Among the types of relays, Buchholz relay is used only for oil immersed relay majorly used for power transmission and distribution system, especially for the transformer’s side.

Observe the illustration above to understand what is its operation principle:

• A minor internal fault has occurred inside the transformer, its oil surface will fall caused by accumulation of the gas.
• The float will tilt and contacts (mercury) form a closed connection.
• This closed connection will connect the relay to the alarm circuit.
• The alarm circuit is activated.
• The operators can solve the faults quickly.

Every time a major fault occurs in the transformer (short circuit, grounding faults, etc), the pressure inside the tank is increased rapidly because the level of the oil is reduced rapidly.

The oil then moves to the conductor and causes the lower side flap valve to get deflected. This will close the mercury switch contact and the trip circuit is triggered.

From this operation, the transformer will get disconnected from the supply source.

9. Overload Protection Relay

From the name implies, this relay is used for protection against overload conditions, especially for overcurrent in electrical circuits and motors.

We can find several types of relays for this purpose such as interchangeable heater bimetallic, fixed bimetallic strip type, etc.

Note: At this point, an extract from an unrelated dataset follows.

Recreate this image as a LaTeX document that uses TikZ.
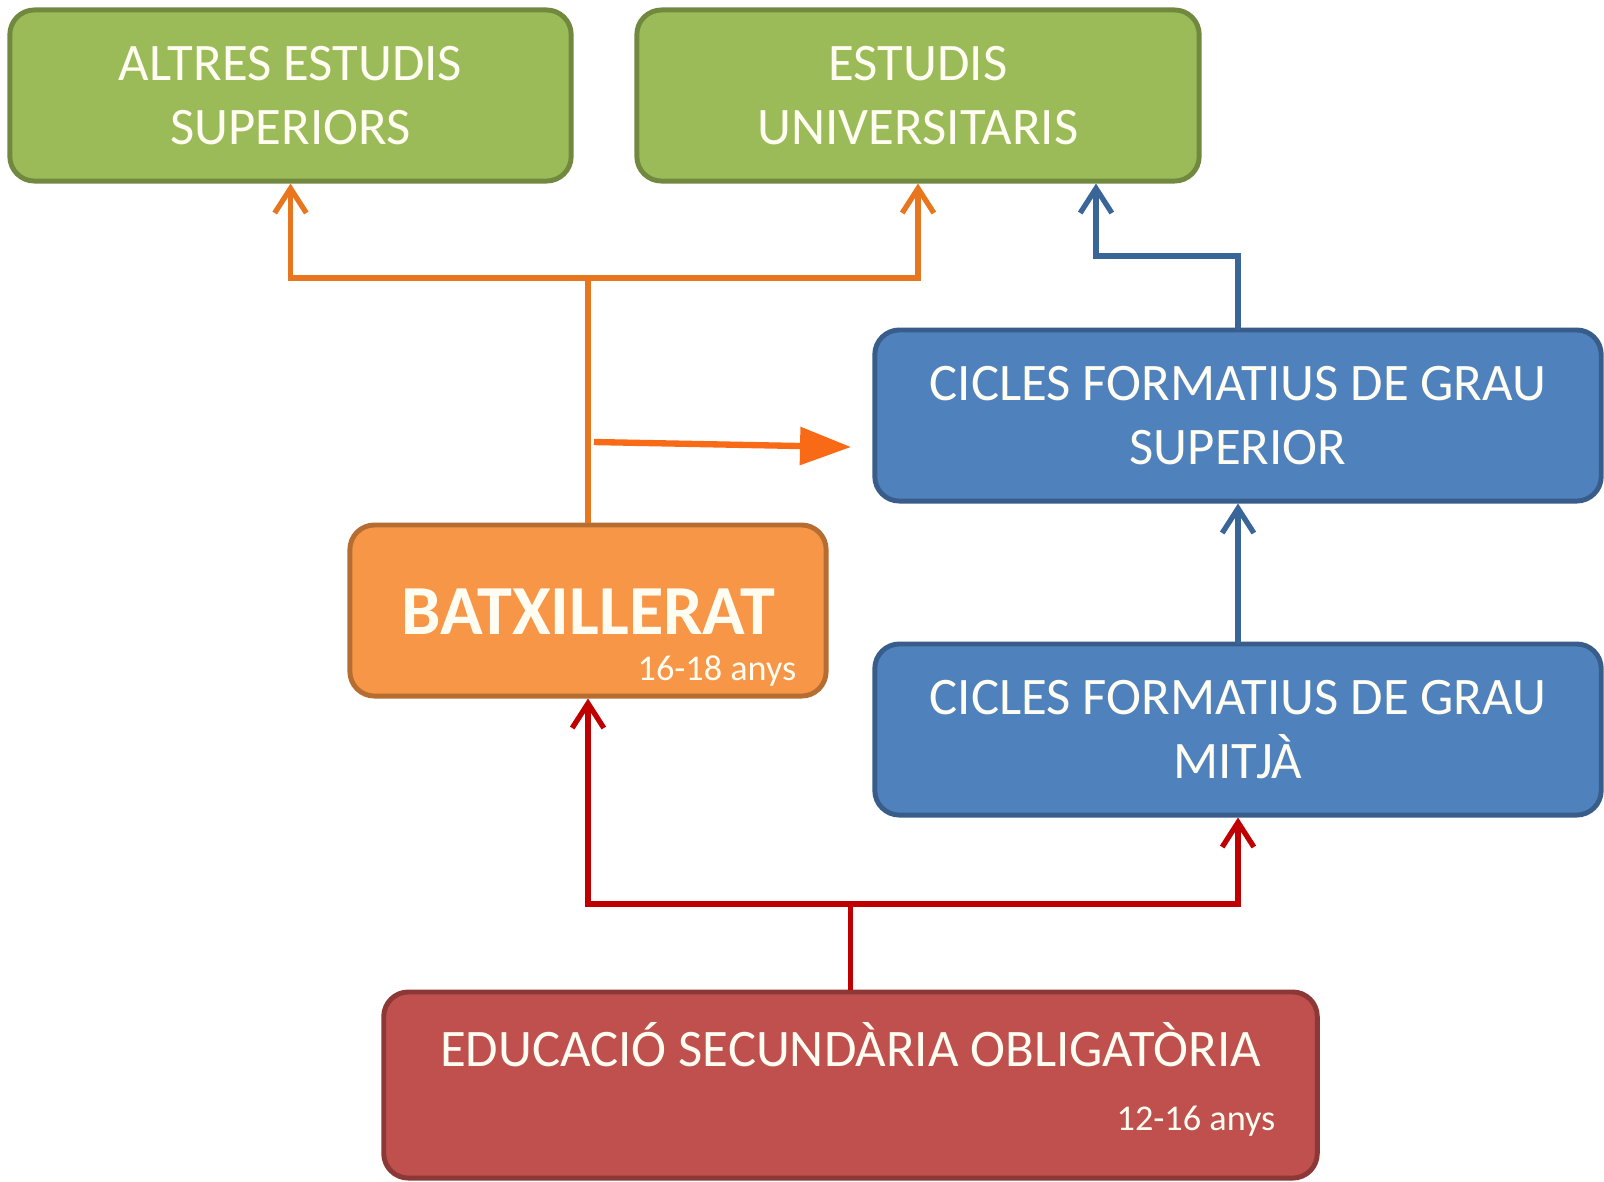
\documentclass[tikz,border=0pt]{standalone}
\usepackage{fontspec}
\setmainfont{Carlito}
\usetikzlibrary{arrows.meta}
\definecolor{gfill}{HTML}{9BBB59}\definecolor{gline}{HTML}{71893F}
\definecolor{bfill}{HTML}{4F81BD}\definecolor{bline}{HTML}{385D8A}
\definecolor{ofill}{HTML}{F79646}\definecolor{oline}{HTML}{B66D31}
\definecolor{rfill}{HTML}{C0504D}\definecolor{rline}{HTML}{8C3836}
\definecolor{oconn}{HTML}{E8761E}
\definecolor{bconn}{HTML}{3A6599}
\definecolor{rconn}{HTML}{C00000}
\definecolor{obig}{HTML}{F96A16}
\definecolor{txt}{HTML}{FFFDF2}
\begin{document}
\begin{tikzpicture}[x=0.01cm,y=-0.01cm,
  box/.style={draw, rounded corners=7pt, line width=1.4pt, inner sep=0pt,
    align=center, text=txt, font=\fontsize{15}{18.3}\selectfont,
    minimum height=1.71cm},
  gbox/.style={box, fill=gfill, draw=gline},
  bbox/.style={box, fill=bfill, draw=bline},
  obox/.style={box, fill=ofill, draw=oline},
  rbox/.style={box, fill=rfill, draw=rline},
  conn/.style={line width=1.5pt, line cap=round, line join=miter,
    -{Straight Barb[length=7pt,width=9pt,line width=1.5pt]}},
  seg/.style={line width=1.5pt},
  small/.style={text=txt, font=\fontsize{10.3}{12}\selectfont, inner sep=0pt}
]
\useasboundingbox (0,0) rectangle (1604,1181);
\fill[white] (0,0) rectangle (1604,1181);

% boxes
\node[gbox, minimum width=5.61cm] (g1) at (290.5,95.5) {ALTRES ESTUDIS\\SUPERIORS};
\node[gbox, minimum width=5.62cm] (g2) at (918,95.5) {ESTUDIS\\UNIVERSITARIS};
\node[bbox, minimum width=7.26cm] (cfgs) at (1238,415.5) {CICLES FORMATIUS DE GRAU\\SUPERIOR};
\node[bbox, minimum width=7.26cm] (cfgm) at (1238,729.5) {CICLES FORMATIUS DE GRAU\\MITJÀ};
\node[obox, minimum width=4.76cm] (batx) at (588,610.5) {};
\node[text=txt, font=\fontsize{20}{24}\bfseries\selectfont, inner sep=0pt] (batxt) at (588,612) {BATXILLERAT};
\node[small, anchor=base east] (batxa) at (797,680) {16-18 anys};
\node[rbox, minimum width=9.33cm, minimum height=1.86cm] (eso) at (850.5,1085) {};
\node[text=txt, font=\fontsize{15}{18}\selectfont, inner sep=0pt] (esot) at (850.5,1045) {EDUCACIÓ SECUNDÀRIA OBLIGATÒRIA};
\node[small, anchor=base east] (esoa) at (1276,1130) {12-16 anys};

% orange connectors
\coordinate (oj) at (588,278);
\draw[seg, oconn] (batx.north) -- (oj);
\draw[conn, oconn] (oj) -| (g1.south);
\draw[conn, oconn] (oj) -| (g2.south);

% blue connectors
\coordinate (bj) at (1096,256);
\draw[conn, bconn] (cfgs.north) |- (bj) -- (bj |- g2.south);
\draw[conn, bconn] (cfgm.north) -- (cfgs.south);

% red connectors
\coordinate (rj) at (850.5,904);
\draw[seg, rconn] (eso.north) -- (rj);
\draw[conn, rconn] (rj) -| (batx.south);
\draw[conn, rconn] (rj) -| (cfgm.south);

% big orange arrow
\coordinate (ba) at (594,442);
\coordinate (bb) at (851,447);
\draw[obig, line width=1.8pt, -{Triangle[length=14.5pt,width=10.5pt]}] (ba) -- (bb);
\end{tikzpicture}
\end{document}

We all know that every electric motor has a current limit to prevent its parts being damaged. For this matter, electric motors need to be disconnected from any source when overcurrent occurs.

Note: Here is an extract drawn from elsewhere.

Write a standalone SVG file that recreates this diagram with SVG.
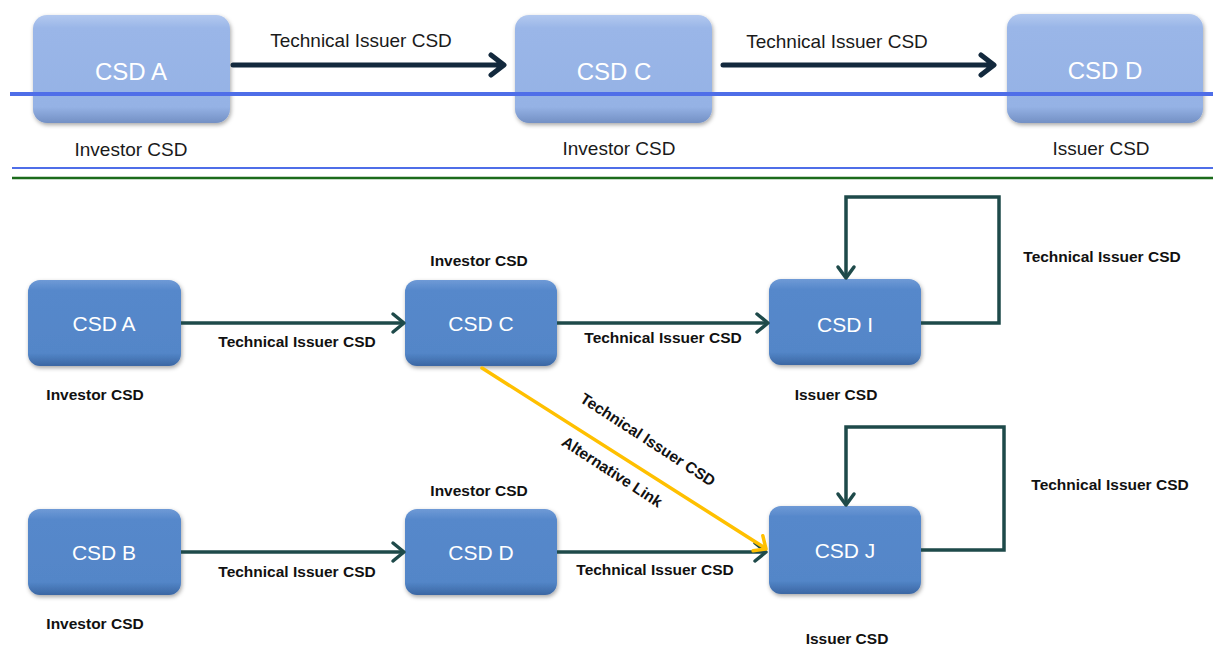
<svg xmlns="http://www.w3.org/2000/svg" width="1213" height="659" viewBox="0 0 1213 659">
<style>
.t{font-family:"Liberation Sans",Arial,sans-serif;}
.lt{font-size:19px;fill:#1a1a1a;}
.bl{font-size:15.5px;font-weight:bold;fill:#111;}
.nt1{font-size:24px;fill:#fff;}
.nt2{font-size:21px;fill:#fff;}
.a1{stroke:#13293d;stroke-width:5;fill:none;stroke-linecap:round;stroke-linejoin:round;}
.a2{stroke:#1e4a4a;stroke-width:3.5;fill:none;stroke-linejoin:miter;}
.h2{stroke:#1e4a4a;stroke-width:3.5;fill:none;stroke-linecap:round;stroke-linejoin:round;}
.ay{stroke:#ffc000;stroke-width:3.5;fill:none;stroke-linecap:round;stroke-linejoin:round;}
</style>
<defs>
<linearGradient id="g1" x1="0" y1="0" x2="0" y2="1">
<stop offset="0" stop-color="#b3c9ef"/><stop offset="0.12" stop-color="#9ab6e8"/><stop offset="0.85" stop-color="#95b2e5"/><stop offset="1" stop-color="#7390c4"/>
</linearGradient>
<linearGradient id="g2" x1="0" y1="0" x2="0" y2="1">
<stop offset="0" stop-color="#6f9ad6"/><stop offset="0.12" stop-color="#5688cb"/><stop offset="0.85" stop-color="#5386c8"/><stop offset="1" stop-color="#3b66a3"/>
</linearGradient>
<filter id="sh" x="-10%" y="-10%" width="125%" height="130%">
<feDropShadow dx="1" dy="2" stdDeviation="2" flood-color="#000" flood-opacity="0.35"/>
</filter>
</defs>
<rect width="1213" height="659" fill="#fff"/>

<g id="top-nodes">
<g id="tA"><rect x="33" y="15" width="197" height="108" rx="14" fill="url(#g1)" filter="url(#sh)"/><text class="t nt1" x="131" y="80" text-anchor="middle">CSD A</text></g>
<g id="tC"><rect x="515" y="15" width="197" height="108" rx="14" fill="url(#g1)" filter="url(#sh)"/><text class="t nt1" x="614" y="80" text-anchor="middle">CSD C</text></g>
<g id="tD"><rect x="1007" y="14" width="196" height="109" rx="14" fill="url(#g1)" filter="url(#sh)"/><text class="t nt1" x="1105" y="79" text-anchor="middle">CSD D</text></g>
</g>

<g id="lines">
<line x1="10" y1="94" x2="1213" y2="94" stroke="#4f6ee8" stroke-width="4"/>
<line x1="12" y1="168" x2="1213" y2="168" stroke="#4f6ee8" stroke-width="2"/>
<line x1="12" y1="178" x2="1213" y2="178" stroke="#1b6b1b" stroke-width="2.5"/>
</g>

<g id="top-labels">
<text class="t lt" x="131" y="156" text-anchor="middle">Investor CSD</text>
<text class="t lt" x="619" y="155" text-anchor="middle">Investor CSD</text>
<text class="t lt" x="1101" y="155" text-anchor="middle">Issuer CSD</text>
</g>

<g id="bottom-nodes">
<g id="bA"><rect x="28" y="280" width="153" height="86" rx="12" fill="url(#g2)" filter="url(#sh)"/><text class="t nt2" x="104" y="331" text-anchor="middle">CSD A</text></g>
<g id="bC"><rect x="405" y="280" width="152" height="86" rx="12" fill="url(#g2)" filter="url(#sh)"/><text class="t nt2" x="481" y="331" text-anchor="middle">CSD C</text></g>
<g id="bI"><rect x="769" y="279" width="152" height="86" rx="12" fill="url(#g2)" filter="url(#sh)"/><text class="t nt2" x="845" y="332" text-anchor="middle" font-size="23">CSD I</text></g>
<g id="bB"><rect x="28" y="509" width="153" height="86" rx="12" fill="url(#g2)" filter="url(#sh)"/><text class="t nt2" x="104" y="560" text-anchor="middle">CSD B</text></g>
<g id="bD"><rect x="405" y="509" width="152" height="86" rx="12" fill="url(#g2)" filter="url(#sh)"/><text class="t nt2" x="481" y="560" text-anchor="middle">CSD D</text></g>
<g id="bJ"><rect x="769" y="506" width="152" height="88" rx="12" fill="url(#g2)" filter="url(#sh)"/><text class="t nt2" x="845" y="558" text-anchor="middle">CSD J</text></g>
</g>

<g id="connectors">
<path class="a1" d="M233,65 H503 M491,55 L504,65 L491,75"/>
<path class="a1" d="M723,65 H993 M981,55 L994,65 L981,75"/>
<path class="a2" d="M181,323 H403"/><path class="h2" d="M393,314 L404,323 L393,332"/>
<path class="a2" d="M557,323 H767"/><path class="h2" d="M757,314 L768,323 L757,332"/>
<path class="a2" d="M921,323 H999 V197 H846 V277"/><path class="h2" d="M838,267 L846,278 L854,267"/>
<path class="a2" d="M181,552 H403"/><path class="h2" d="M393,543 L404,552 L393,561"/>
<path class="a2" d="M557,552 H765"/><path class="h2" d="M755,543 L766,552 L755,561"/>
<path class="a2" d="M921,550 H1004 V427 H846 V504"/><path class="h2" d="M838,494 L846,505 L854,494"/>
<path class="ay" d="M482,368 L765,548"/><path class="ay" d="M762.8,535.7 L766,549 L753.1,550.8"/>
</g>

<g id="connector-labels">
<text class="t lt" x="361" y="47" text-anchor="middle">Technical Issuer CSD</text>
<text class="t lt" x="837" y="48" text-anchor="middle">Technical Issuer CSD</text>
<text class="t bl" x="297" y="347" text-anchor="middle">Technical Issuer CSD</text>
<text class="t bl" x="663" y="343" text-anchor="middle">Technical Issuer CSD</text>
<text class="t bl" x="1102" y="262" text-anchor="middle">Technical Issuer CSD</text>
<text class="t bl" x="297" y="577" text-anchor="middle">Technical Issuer CSD</text>
<text class="t bl" x="655" y="575" text-anchor="middle">Technical Issuer CSD</text>
<text class="t bl" x="1110" y="490" text-anchor="middle">Technical Issuer CSD</text>
<text class="t bl" transform="translate(645,444) rotate(33)" x="0" y="0" text-anchor="middle">Technical Issuer CSD</text>
<text class="t bl" transform="translate(612,472) rotate(33)" x="0" y="5" text-anchor="middle">Alternative Link</text>
</g>

<g id="bottom-labels">
<text class="t bl" x="479" y="266" text-anchor="middle">Investor CSD</text>
<text class="t bl" x="95" y="400" text-anchor="middle">Investor CSD</text>
<text class="t bl" x="479" y="496" text-anchor="middle">Investor CSD</text>
<text class="t bl" x="95" y="629" text-anchor="middle">Investor CSD</text>
<text class="t bl" x="836" y="400" text-anchor="middle">Issuer CSD</text>
<text class="t bl" x="847" y="644" text-anchor="middle">Issuer CSD</text>
</g>
</svg>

Before cutting the connection, we need a device to automatically detect this overcurrent as fast as possible. This is where overload detector equipment is installed such as heat operated relay.

This heat operated relay is constructed from a coil which heats the bimetallic strip. This heated strip will release the spring to operate the contact which is connected series with the coil.

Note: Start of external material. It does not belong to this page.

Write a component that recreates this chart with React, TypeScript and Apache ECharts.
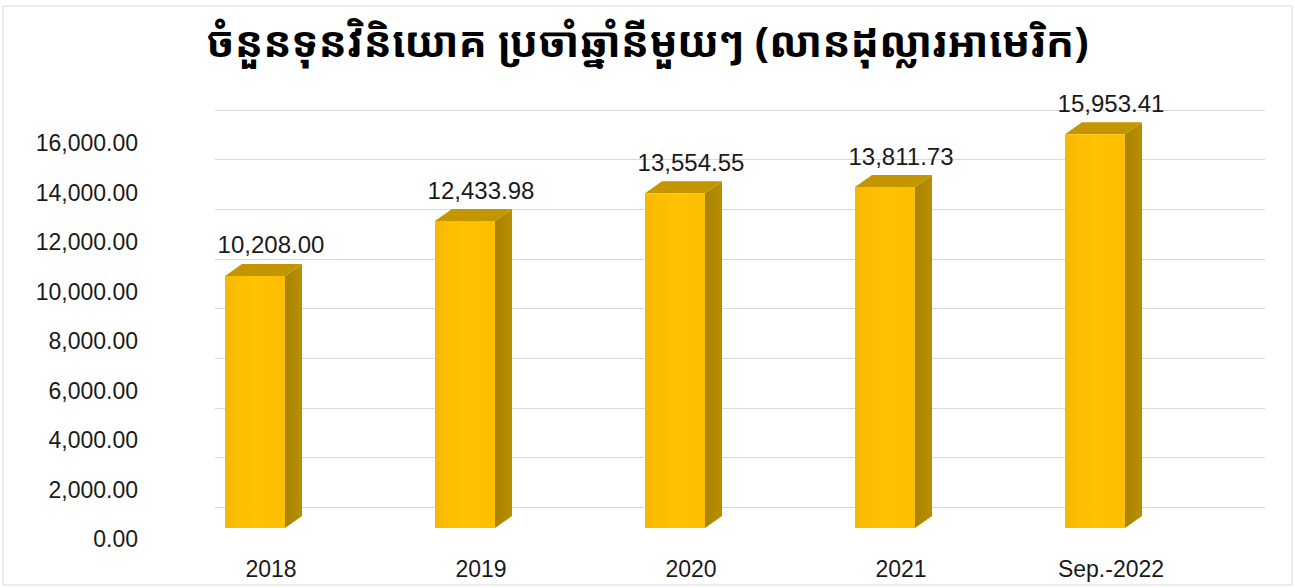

The coil will get de-energized when the overcurrent is detected in the load by the detector.

Aside from that, this overload protection relay can detect the motor winding temperature, hence the motor gets protected properly and accurately.

10. Inverse Definite Minimum Time Relay (IDMT relay)

From the name implies, this relay works inversely of “something” in the circuit. The IDMT relay generates a definite time-current characteristic with inverse value.

What is the inverse value of operating this relay?

Simply to be told:

• The higher current fault detected in the circuit, the smaller operating time of the relay.
• The lower current fault detected in the circuit, the higher operating time of the relay.
  This is what we call inversely proportional faulty currents with respect to operating time.

This can be done with the help of a magnet core that gets saturated when the current is slightly higher than the pickup current.

What is pickup current?

Pickup current is the value of the current where the actuating value or fault current initiates the relay.

11. Differential Relay

Differential relay uses “differential of values” when controlling signal or operating the relay.

Differential relay is initiated when the difference of the phasor between two or more same electrical parameters exceeds a determined value.

For example, a current differential relay will be initiated when the entering current and leaving current have difference between its magnitude and phase in a protected circuit.

When the relay is in normal condition, it means both entering current and leaving current have equal magnitude and phase.

As soon as the faults occur, the magnitude and phase between these two don’t have equal values.

The relay is connected in some way so that the entering current and leaving current flow through the relay’s operating coil.

The way it is constructed, the coil will be energized when fault occurs caused by the “difference” we mention above.

The relay will activate the circuit breaker and make the circuit trip.

From the illustration above, we understand that a differential relay has two CT (center-tapped) connected to two sides of a power transformer.

The relay will compare the current from both sides and if there is any difference then the relay will start operating.

Of course there is voltage differential relay, its operation is also the same with current differential relay but using voltage as its parameter.